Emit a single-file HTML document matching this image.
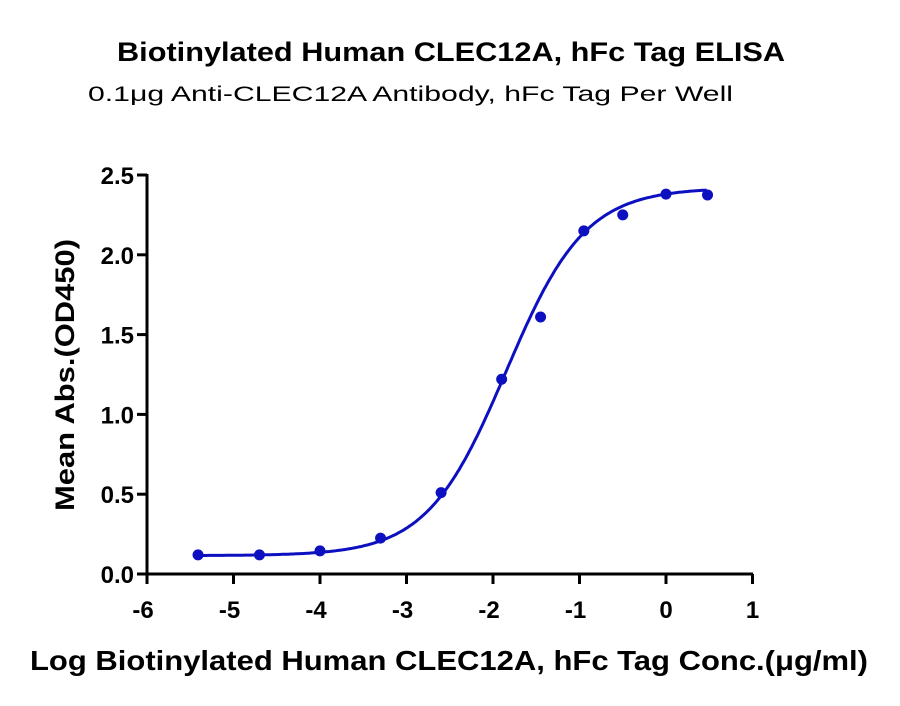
<!DOCTYPE html>
<html><head><meta charset="utf-8"><style>
body{margin:0;background:#fff;}
svg{display:block;font-family:"Liberation Sans",sans-serif;}
</style></head><body>
<svg id="s" width="900" height="706" viewBox="0 0 900 706">
<text x="117" y="61" font-size="27" font-weight="bold" textLength="668" lengthAdjust="spacingAndGlyphs">Biotinylated Human CLEC12A, hFc Tag ELISA</text>
<text x="88" y="101" font-size="21" textLength="645" lengthAdjust="spacingAndGlyphs">0.1μg Anti-CLEC12A Antibody, hFc Tag Per Well</text>
<g stroke="#000" stroke-width="3" fill="none">
<line x1="147" y1="174" x2="147" y2="575"/>
<line x1="146" y1="574" x2="753" y2="574"/>
</g>
<g id="ticks" stroke="#000" stroke-width="3"></g>
<g id="lbl" font-size="24" font-weight="bold"></g>
<text transform="translate(74,375) rotate(-90)" text-anchor="middle" font-size="27" font-weight="bold" textLength="272" lengthAdjust="spacingAndGlyphs">Mean Abs.(OD450)</text>
<text x="30" y="670" font-size="28" font-weight="bold" textLength="838" lengthAdjust="spacingAndGlyphs">Log Biotinylated Human CLEC12A, hFc Tag Conc.(μg/ml)</text>
<path id="curve" fill="none" stroke="#0d10c0" stroke-width="3"/>
<g id="pts" fill="#0d10c0"></g>
</svg>
<script>
var X=function(v){return 147+(v+6)*86.5},Y=function(v){return 574-v*159.6};
var t='',l='';
for(var i=-6;i<=1;i++){t+='<line x1="'+X(i)+'" y1="574" x2="'+X(i)+'" y2="584"/>';l+='<text x="'+(X(i)-(i<0?4:0))+'" y="618" text-anchor="middle">'+i+'</text>';}
for(var j=0;j<=5;j++){var v=j*0.5;t+='<line x1="137" y1="'+Y(v)+'" x2="147" y2="'+Y(v)+'"/>';l+='<text x="134" y="'+(Y(v)+9)+'" text-anchor="end">'+v.toFixed(1)+'</text>';}
document.getElementById('ticks').innerHTML=t;document.getElementById('lbl').innerHTML=l;
function f(x){return 0.115+2.305/(1+Math.pow(10,0.95*(-1.85-x)));}
var d='';for(var x=-5.41;x<=0.48;x+=0.02){d+=(d?'L':'M')+X(x).toFixed(1)+','+Y(f(x)).toFixed(1);}
document.getElementById('curve').setAttribute('d',d);
var P=[[-5.41,0.12],[-4.7,0.12],[-4,0.145],[-3.3,0.225],[-2.6,0.51],[-1.9,1.22],[-1.45,1.61],[-0.95,2.15],[-0.5,2.25],[0,2.38],[0.48,2.375]];
var p='';P.forEach(function(q){p+='<circle cx="'+X(q[0])+'" cy="'+Y(q[1])+'" r="5.5"/>';});
document.getElementById('pts').innerHTML=p;
</script>
</body></html>
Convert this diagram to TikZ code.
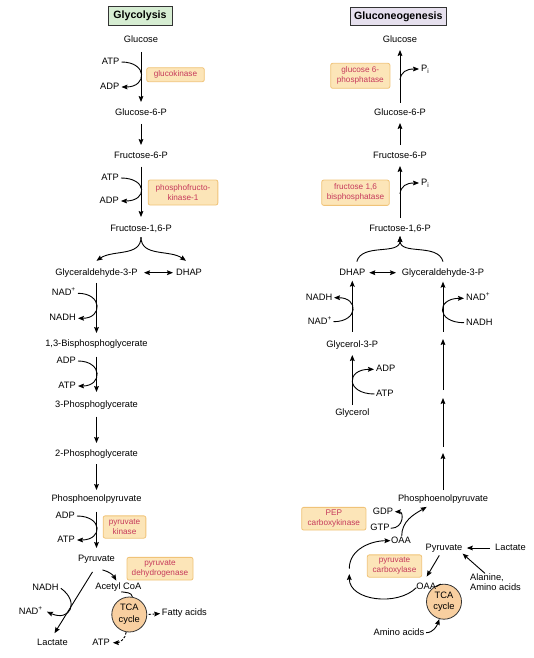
\documentclass[tikz,border=0pt]{standalone}
\usepackage{fontspec}
\setmainfont{Liberation Sans}
\usetikzlibrary{arrows.meta}
\definecolor{enzfill}{HTML}{FCE5B8}
\definecolor{enzdraw}{HTML}{F0C378}
\definecolor{enztext}{HTML}{C63A5C}
\definecolor{glyfill}{HTML}{D6EDD2}
\definecolor{gngfill}{HTML}{E6E0EE}
\definecolor{tcafill}{HTML}{F8CFA0}
\tikzset{
 lbl/.style={font=\fontsize{9.3}{11}\selectfont, inner sep=0pt, text height=6.8pt, text depth=2pt},
 enz/.style={draw=enzdraw, fill=enzfill, rounded corners=2pt, line width=0.8pt, text=enztext, font=\fontsize{8.2}{10}\selectfont, align=center, inner sep=0pt},
 hdr/.style={draw=black!80, line width=0.9pt, font=\bfseries\fontsize{10.6}{12}\selectfont, inner sep=0pt},
 arr/.style={-{Stealth[length=6pt,width=4.8pt,inset=1pt]}, line width=0.9pt},
 darr/.style={{Stealth[length=6pt,width=4.8pt,inset=1pt]}-{Stealth[length=6pt,width=4.8pt,inset=1pt]}, line width=0.9pt},
 ln/.style={line width=0.9pt},
 dsh/.style={dash pattern=on 2.5pt off 1.5pt},
 tcac/.style={circle, draw=black!80, fill=tcafill, line width=0.8pt, minimum size=35pt, inner sep=0pt, align=center, font=\fontsize{9.3}{11.6}\selectfont},
}
\begin{document}
\begin{tikzpicture}[x=1pt,y=1pt]
\useasboundingbox (0,0) rectangle (534,-658);
% headers
\node[hdr, fill=glyfill, minimum width=64pt, minimum height=19pt] (hgly) at (140,-16.2) {Glycolysis};
\node[hdr, fill=gngfill, minimum width=96.7pt, minimum height=18pt] (hgng) at (398.3,-16.7) {Gluconeogenesis};

% ---------- Glycolysis ----------
\node[lbl] (glc) at (141,-40) {Glucose};
\node[lbl] (g6p) at (141,-113) {Glucose-6-P};
\node[lbl] (f6p) at (141,-156) {Fructose-6-P};
\node[lbl] (f16p) at (141,-229) {Fructose-1,6-P};
\node[lbl] (g3p) at (96.5,-272.7) {Glyceraldehyde-3-P};
\node[lbl] (dhap) at (189,-272.7) {DHAP};
\node[lbl] (bpg) at (96.5,-344.3) {1,3-Bisphosphoglycerate};
\node[lbl] (pga) at (96.5,-405) {3-Phosphoglycerate};
\node[lbl] (pgb) at (96.5,-454) {2-Phosphoglycerate};
\node[lbl] (pep) at (96.5,-499.3) {Phosphoenolpyruvate};
\node[lbl] (pyr) at (96.5,-559.3) {Pyruvate};
\node[lbl] (acoa) at (118.3,-586.7) {Acetyl CoA};
\node[tcac] (tca) at (129.3,-614.5) {TCA\\cycle};
\node[lbl, anchor=west] (fa) at (161.7,-613.5) {Fatty acids};
\node[lbl] (atpx) at (101,-642.7) {ATP};
\node[lbl] (lac) at (52.5,-643.3) {Lactate};
\node[lbl] (nadhx) at (45.5,-588.3) {NADH};
\node[lbl] (nadx) at (30.8,-611.7) {NAD\textsuperscript{+}};

\node[lbl, anchor=east] (atp1) at (119.5,-62) {ATP};
\node[lbl, anchor=east] (adp1) at (119.5,-87) {ADP};
\node[lbl, anchor=east] (atp2) at (119,-178) {ATP};
\node[lbl, anchor=east] (adp2) at (119,-201) {ADP};
\node[lbl, anchor=east] (nad1) at (76,-293.3) {NAD\textsuperscript{+}};
\node[lbl, anchor=east] (nadh1) at (76,-318.3) {NADH};
\node[lbl, anchor=east] (adp3) at (76,-361) {ADP};
\node[lbl, anchor=east] (atp3) at (76,-386) {ATP};
\node[lbl, anchor=east] (adp4) at (75,-516) {ADP};
\node[lbl, anchor=east] (atp4) at (75,-540) {ATP};

\node[enz, minimum width=57.6pt, minimum height=14pt] (e1) at (175.5,-74.7) {glucokinase};
\node[enz, minimum width=69.7pt, minimum height=25pt] (e2) at (183,-192.5) {phosphofructo-\\kinase-1};
\node[enz, minimum width=42.7pt, minimum height=22.3pt] (e3) at (124.5,-527) {pyruvate\\kinase};
\node[enz, minimum width=66pt, minimum height=22.7pt] (e4) at (160,-568.7) {pyruvate\\dehydrogenase};

\draw[arr, shorten <=12pt, shorten >=11pt] (glc.center) -- (g6p.center);
\draw[arr, shorten <=11pt, shorten >=11pt] (g6p.center) -- (f6p.center);
\draw[arr, shorten <=10.7pt, shorten >=12pt] (f6p.center) -- (f16p.center);
\draw[arr] ([yshift=-3.6pt]f16p.south) to[out=-90,in=35] ([yshift=7.3pt]g3p.north);
\draw[arr] ([yshift=-3.6pt]f16p.south) to[out=-90,in=145] ([xshift=-3pt,yshift=7.3pt]dhap.north);
\draw[darr, shorten <=47.5pt, shorten >=16pt] (g3p.center) -- (dhap.center);
\draw[arr, shorten <=10.2pt, shorten >=11.3pt] (g3p.center) -- (bpg.center);
\draw[arr, shorten <=12.4pt, shorten >=13pt] (bpg.center) -- (pga.center);
\draw[arr, shorten <=11.7pt, shorten >=11pt] (pga.center) -- (pgb.center);
\draw[arr, shorten <=10pt, shorten >=9.3pt] (pgb.center) -- (pep.center);
\draw[arr, shorten <=12.4pt, shorten >=11.3pt] (pep.center) -- (pyr.center);

\draw[arr] ([xshift=2pt]atp1.east) .. controls +(26,0) and +(26,0) .. ([xshift=2pt]adp1.east);
\draw[arr] ([xshift=2pt]atp2.east) .. controls +(26.7,0) and +(26.7,0) .. ([xshift=2pt]adp2.east);
\draw[arr] ([xshift=2pt]nad1.east) .. controls +(24.7,0) and +(24.7,0) .. ([xshift=2pt]nadh1.east);
\draw[arr] ([xshift=2pt]adp3.east) .. controls +(24.7,0) and +(24.7,0) .. ([xshift=2pt]atp3.east);
\draw[arr] ([xshift=2pt]adp4.east) .. controls +(26,0) and +(26,0) .. ([xshift=2pt]atp4.east);

\draw[arr] ([xshift=6pt,yshift=-6pt]pyr.south) to[out=-15,in=120] ([xshift=-2pt,yshift=1.5pt]acoa.north);
\draw[arr] ([xshift=-4pt,yshift=-8pt]pyr.south) -- ([xshift=2pt,yshift=5.5pt]lac.north);
\draw[arr] ([xshift=2pt]nadhx.east) .. controls (80,-602) and (70,-622) .. ([xshift=4pt]nadx.east);
\draw[ln] ([xshift=3pt,yshift=-0.5pt]acoa.south) to[out=-10,in=100] (tca.80);
\draw[arr, dsh, shorten <=1.5pt, shorten >=1.5pt] (tca.east) -- (fa.west);
\draw[arr, dsh] (tca.-100) to[out=-95,in=0] ([xshift=3pt]atpx.east);

% ---------- Gluconeogenesis ----------
\node[lbl] (glcR) at (400,-40.3) {Glucose};
\node[lbl] (g6pR) at (400,-112.7) {Glucose-6-P};
\node[lbl] (f6pR) at (400,-156) {Fructose-6-P};
\node[lbl] (f16pR) at (400,-229) {Fructose-1,6-P};
\node[lbl, anchor=west] (pi1) at (421,-69) {P\textsubscript{i}};
\node[lbl, anchor=west] (pi2) at (421,-183) {P\textsubscript{i}};
\node[lbl] (dhapR) at (352.3,-272.7) {DHAP};
\node[lbl] (g3pR) at (443,-272.7) {Glyceraldehyde-3-P};
\node[lbl, anchor=east] (nadhR1) at (332.5,-297.7) {NADH};
\node[lbl, anchor=east] (nadR1) at (332,-321.7) {NAD\textsuperscript{+}};
\node[lbl] (gly3p) at (352.3,-345) {Glycerol-3-P};
\node[lbl, anchor=west] (adpR) at (376,-369.3) {ADP};
\node[lbl, anchor=west] (atpR) at (376,-394) {ATP};
\node[lbl] (glyc) at (352.3,-412.7) {Glycerol};
\node[lbl, anchor=west] (nadR2) at (466,-298.3) {NAD\textsuperscript{+}};
\node[lbl, anchor=west] (nadhR2) at (466,-322.7) {NADH};
\node[lbl] (pepR) at (443,-499.3) {Phosphoenolpyruvate};
\node[lbl] (gdp) at (383,-511.7) {GDP};
\node[lbl] (gtp) at (380,-528.3) {GTP};
\node[lbl] (oaaU) at (401,-540.7) {OAA};
\node[lbl] (pyrR) at (444,-548) {Pyruvate};
\node[lbl, anchor=west] (lacR) at (495,-548) {Lactate};
\node[font=\fontsize{9.3}{10.6}\selectfont, align=left, anchor=north west, inner sep=0pt] (ala) at (470,-573.4) {Alanine,\\Amino acids};
\node[tcac] (tcaR) at (444,-601.7) {TCA\\cycle};
\node[lbl] (oaaL) at (426.3,-586.7) {OAA};
\node[lbl] (amR) at (399,-632.7) {Amino acids};

\node[enz, minimum width=59.3pt, minimum height=25pt] (e5) at (360.3,-75.8) {glucose 6-\\phosphatase};
\node[enz, minimum width=67.6pt, minimum height=25.3pt] (e6) at (355.5,-192.7) {fructose 1,6\\bisphosphatase};
\node[enz, minimum width=64.3pt, minimum height=22.7pt] (e7) at (333.8,-518.7) {PEP\\carboxykinase};
\node[enz, minimum width=54.4pt, minimum height=22.3pt] (e8) at (394.5,-566) {pyruvate\\carboxylase};

\draw[arr, shorten <=9.7pt, shorten >=9.7pt] (g6pR.center) -- (glcR.center);
\draw[arr, shorten <=11pt, shorten >=10.3pt] (f6pR.center) -- (g6pR.center);
\draw[arr, shorten <=11pt, shorten >=10pt] (f16pR.center) -- (f6pR.center);
\coordinate (pj1) at (400,-80);
\coordinate (pj2) at (400,-194);
\draw[arr] (pj1) .. controls (401,-72) and (406,-69) .. ([xshift=-2pt]pi1.west);
\draw[arr] (pj2) .. controls (401,-186) and (406,-183) .. ([xshift=-2pt]pi2.west);

\draw[arr] ([xshift=4.5pt,yshift=6.5pt]dhapR.north) to[out=75,in=-90] ([yshift=-2.5pt]f16pR.south);
\draw[arr] ([yshift=6.5pt]g3pR.north) to[out=105,in=-90] ([yshift=-2.5pt]f16pR.south);
\draw[darr, shorten <=17pt, shorten >=47pt] (dhapR.center) -- (g3pR.center);

\draw[arr, shorten <=7.7pt, shorten >=10pt] (glyc.center) -- (gly3p.center);
\draw[arr, shorten <=13.3pt, shorten >=8pt] (gly3p.center) -- (dhapR.center);
\draw[arr] ([xshift=-1.5pt]atpR.west) .. controls +(-28.5,0) and +(-28.5,0) .. ([xshift=-2pt]adpR.west);
\draw[arr] ([xshift=1.5pt]nadR1.east) .. controls +(25,0) and +(25,0) .. ([xshift=1.5pt]nadhR1.east);

\coordinate (s1a) at (443,-331.7);
\coordinate (s2a) at (443,-390);
\coordinate (s2b) at (443,-339);
\coordinate (s3a) at (443,-447);
\coordinate (s3b) at (443,-398);
\coordinate (s4b) at (443,-453);
\draw[arr, shorten >=9pt] (s1a) -- (g3pR.center);
\draw[arr] (s2a) -- (s2b);
\draw[arr] (s3a) -- (s3b);
\draw[arr, shorten <=9.3pt] (pepR.center) -- (s4b);
\draw[arr] ([xshift=-2pt]nadhR2.west) .. controls +(-28,0) and +(-28,0) .. ([xshift=-2pt]nadR2.west);

\draw[arr] ([xshift=0.7pt]oaaU.north) to[out=90,in=-150] ([xshift=-16.3pt,yshift=-3pt]pepR.south);
\draw[arr] ([xshift=1pt]gtp.east) .. controls (404,-528.3) and (404,-511.7) .. ([xshift=1.5pt]gdp.east);
\coordinate (lm1) at (349.3,-574);
\coordinate (lm2) at (349.3,-568.5);
\draw[arr] ([yshift=-1pt]oaaL.west) to[out=-135,in=-90] (lm1);
\draw[arr] (lm2) to[out=90,in=180] ([xshift=-0.5pt]oaaU.west);
\draw[arr] ([xshift=-4.7pt,yshift=-2.8pt]pyrR.south) -- ([xshift=0.4pt,yshift=5.5pt]oaaL.north);
\draw[arr, shorten <=5pt, shorten >=4.3pt] (lacR.west) -- (pyrR.east);
\draw[arr] ([xshift=15pt]ala.north west) -- ([yshift=-1pt]pyrR.south east);
\draw[arr] ([xshift=1.5pt]amR.east) to[out=0,in=-110] (tcaR.-105);
\draw[ln] (oaaL.east) to[out=10,in=170] (tcaR.100);
\end{tikzpicture}
\end{document}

- **EXERCISE REQUIREMENTS**
Copy in full each line that holds the word "this".

- **TASK SOLUTION**
Emit a single-file HTML document matching this image.
Convert this diagram to TikZ code.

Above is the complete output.